Your goal |
Transcribe every line exactly. Leave the pictures behind.

========

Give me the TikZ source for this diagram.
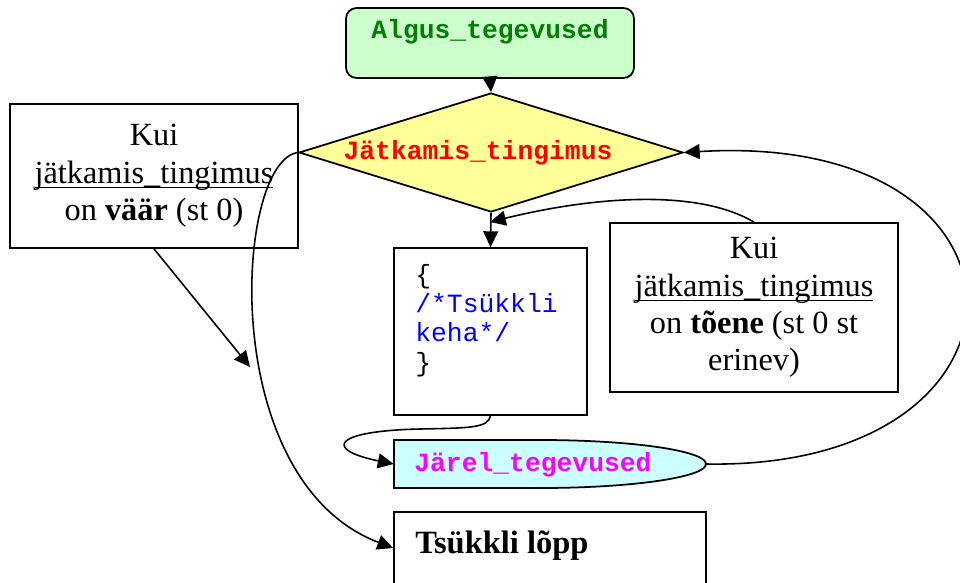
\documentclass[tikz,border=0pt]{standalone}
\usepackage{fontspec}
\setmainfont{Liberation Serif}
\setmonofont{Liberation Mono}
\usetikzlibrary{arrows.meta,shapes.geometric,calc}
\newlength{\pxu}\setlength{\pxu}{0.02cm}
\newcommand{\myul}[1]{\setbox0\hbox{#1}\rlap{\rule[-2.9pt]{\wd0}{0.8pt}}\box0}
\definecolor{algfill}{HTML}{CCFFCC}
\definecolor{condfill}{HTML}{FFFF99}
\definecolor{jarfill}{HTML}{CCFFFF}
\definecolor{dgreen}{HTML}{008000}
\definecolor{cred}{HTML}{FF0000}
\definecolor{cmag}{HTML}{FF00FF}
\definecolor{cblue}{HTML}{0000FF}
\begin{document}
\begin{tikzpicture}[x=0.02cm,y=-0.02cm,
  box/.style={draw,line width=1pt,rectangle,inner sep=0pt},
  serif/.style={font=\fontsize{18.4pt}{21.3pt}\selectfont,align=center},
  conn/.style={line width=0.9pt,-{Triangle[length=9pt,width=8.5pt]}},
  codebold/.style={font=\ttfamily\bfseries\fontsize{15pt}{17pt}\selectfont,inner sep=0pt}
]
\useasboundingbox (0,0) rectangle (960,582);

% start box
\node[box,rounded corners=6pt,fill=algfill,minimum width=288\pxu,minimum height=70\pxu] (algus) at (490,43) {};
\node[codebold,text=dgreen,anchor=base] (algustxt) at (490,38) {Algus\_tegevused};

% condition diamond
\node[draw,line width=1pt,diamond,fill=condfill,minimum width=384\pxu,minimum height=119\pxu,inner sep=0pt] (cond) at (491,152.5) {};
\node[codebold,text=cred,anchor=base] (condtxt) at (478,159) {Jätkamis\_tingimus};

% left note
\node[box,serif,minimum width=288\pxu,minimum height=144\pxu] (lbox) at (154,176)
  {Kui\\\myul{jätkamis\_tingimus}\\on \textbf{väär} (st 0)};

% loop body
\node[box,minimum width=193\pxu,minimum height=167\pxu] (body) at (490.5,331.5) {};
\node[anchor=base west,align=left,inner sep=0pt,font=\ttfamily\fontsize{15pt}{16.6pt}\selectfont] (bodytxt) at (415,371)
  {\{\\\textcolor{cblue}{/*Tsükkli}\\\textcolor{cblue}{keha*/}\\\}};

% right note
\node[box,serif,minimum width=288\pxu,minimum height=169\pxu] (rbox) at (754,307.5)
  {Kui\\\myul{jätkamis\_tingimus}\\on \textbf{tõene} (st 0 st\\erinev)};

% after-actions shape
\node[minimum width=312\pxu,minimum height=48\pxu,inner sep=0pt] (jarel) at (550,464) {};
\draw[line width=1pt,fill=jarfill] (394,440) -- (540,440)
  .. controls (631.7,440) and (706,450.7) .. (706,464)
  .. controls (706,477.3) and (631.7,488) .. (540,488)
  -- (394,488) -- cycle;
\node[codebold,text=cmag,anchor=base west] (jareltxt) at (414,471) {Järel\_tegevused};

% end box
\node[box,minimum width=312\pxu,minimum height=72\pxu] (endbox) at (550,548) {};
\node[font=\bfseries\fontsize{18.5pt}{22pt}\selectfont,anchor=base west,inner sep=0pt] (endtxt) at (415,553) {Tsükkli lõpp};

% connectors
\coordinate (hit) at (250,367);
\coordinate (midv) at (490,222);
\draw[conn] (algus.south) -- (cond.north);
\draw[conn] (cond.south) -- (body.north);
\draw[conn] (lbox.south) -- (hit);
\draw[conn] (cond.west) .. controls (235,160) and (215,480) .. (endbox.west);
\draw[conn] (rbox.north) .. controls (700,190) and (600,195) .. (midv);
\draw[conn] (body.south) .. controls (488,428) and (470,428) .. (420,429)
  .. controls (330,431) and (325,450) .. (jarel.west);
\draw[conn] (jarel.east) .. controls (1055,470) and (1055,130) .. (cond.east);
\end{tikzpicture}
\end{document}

========

Exercise response |
Give me the TikZ source for this diagram.
\documentclass[tikz,border=0pt]{standalone}
\usepackage{fontspec}
\setmainfont{Liberation Serif}
\setmonofont{Liberation Mono}
\usetikzlibrary{arrows.meta,shapes.geometric,calc}
\newlength{\pxu}\setlength{\pxu}{0.02cm}
\newcommand{\myul}[1]{\setbox0\hbox{#1}\rlap{\rule[-2.9pt]{\wd0}{0.8pt}}\box0}
\definecolor{algfill}{HTML}{CCFFCC}
\definecolor{condfill}{HTML}{FFFF99}
\definecolor{jarfill}{HTML}{CCFFFF}
\definecolor{dgreen}{HTML}{008000}
\definecolor{cred}{HTML}{FF0000}
\definecolor{cmag}{HTML}{FF00FF}
\definecolor{cblue}{HTML}{0000FF}
\begin{document}
\begin{tikzpicture}[x=0.02cm,y=-0.02cm,
  box/.style={draw,line width=1pt,rectangle,inner sep=0pt},
  serif/.style={font=\fontsize{18.4pt}{21.3pt}\selectfont,align=center},
  conn/.style={line width=0.9pt,-{Triangle[length=9pt,width=8.5pt]}},
  codebold/.style={font=\ttfamily\bfseries\fontsize{15pt}{17pt}\selectfont,inner sep=0pt}
]
\useasboundingbox (0,0) rectangle (960,582);

% start box
\node[box,rounded corners=6pt,fill=algfill,minimum width=288\pxu,minimum height=70\pxu] (algus) at (490,43) {};
\node[codebold,text=dgreen,anchor=base] (algustxt) at (490,38) {Algus\_tegevused};

% condition diamond
\node[draw,line width=1pt,diamond,fill=condfill,minimum width=384\pxu,minimum height=119\pxu,inner sep=0pt] (cond) at (491,152.5) {};
\node[codebold,text=cred,anchor=base] (condtxt) at (478,159) {Jätkamis\_tingimus};

% left note
\node[box,serif,minimum width=288\pxu,minimum height=144\pxu] (lbox) at (154,176)
  {Kui\\\myul{jätkamis\_tingimus}\\on \textbf{väär} (st 0)};

% loop body
\node[box,minimum width=193\pxu,minimum height=167\pxu] (body) at (490.5,331.5) {};
\node[anchor=base west,align=left,inner sep=0pt,font=\ttfamily\fontsize{15pt}{16.6pt}\selectfont] (bodytxt) at (415,371)
  {\{\\\textcolor{cblue}{/*Tsükkli}\\\textcolor{cblue}{keha*/}\\\}};

% right note
\node[box,serif,minimum width=288\pxu,minimum height=169\pxu] (rbox) at (754,307.5)
  {Kui\\\myul{jätkamis\_tingimus}\\on \textbf{tõene} (st 0 st\\erinev)};

% after-actions shape
\node[minimum width=312\pxu,minimum height=48\pxu,inner sep=0pt] (jarel) at (550,464) {};
\draw[line width=1pt,fill=jarfill] (394,440) -- (540,440)
  .. controls (631.7,440) and (706,450.7) .. (706,464)
  .. controls (706,477.3) and (631.7,488) .. (540,488)
  -- (394,488) -- cycle;
\node[codebold,text=cmag,anchor=base west] (jareltxt) at (414,471) {Järel\_tegevused};

% end box
\node[box,minimum width=312\pxu,minimum height=72\pxu] (endbox) at (550,548) {};
\node[font=\bfseries\fontsize{18.5pt}{22pt}\selectfont,anchor=base west,inner sep=0pt] (endtxt) at (415,553) {Tsükkli lõpp};

% connectors
\coordinate (hit) at (250,367);
\coordinate (midv) at (490,222);
\draw[conn] (algus.south) -- (cond.north);
\draw[conn] (cond.south) -- (body.north);
\draw[conn] (lbox.south) -- (hit);
\draw[conn] (cond.west) .. controls (235,160) and (215,480) .. (endbox.west);
\draw[conn] (rbox.north) .. controls (700,190) and (600,195) .. (midv);
\draw[conn] (body.south) .. controls (488,428) and (470,428) .. (420,429)
  .. controls (330,431) and (325,450) .. (jarel.west);
\draw[conn] (jarel.east) .. controls (1055,470) and (1055,130) .. (cond.east);
\end{tikzpicture}
\end{document}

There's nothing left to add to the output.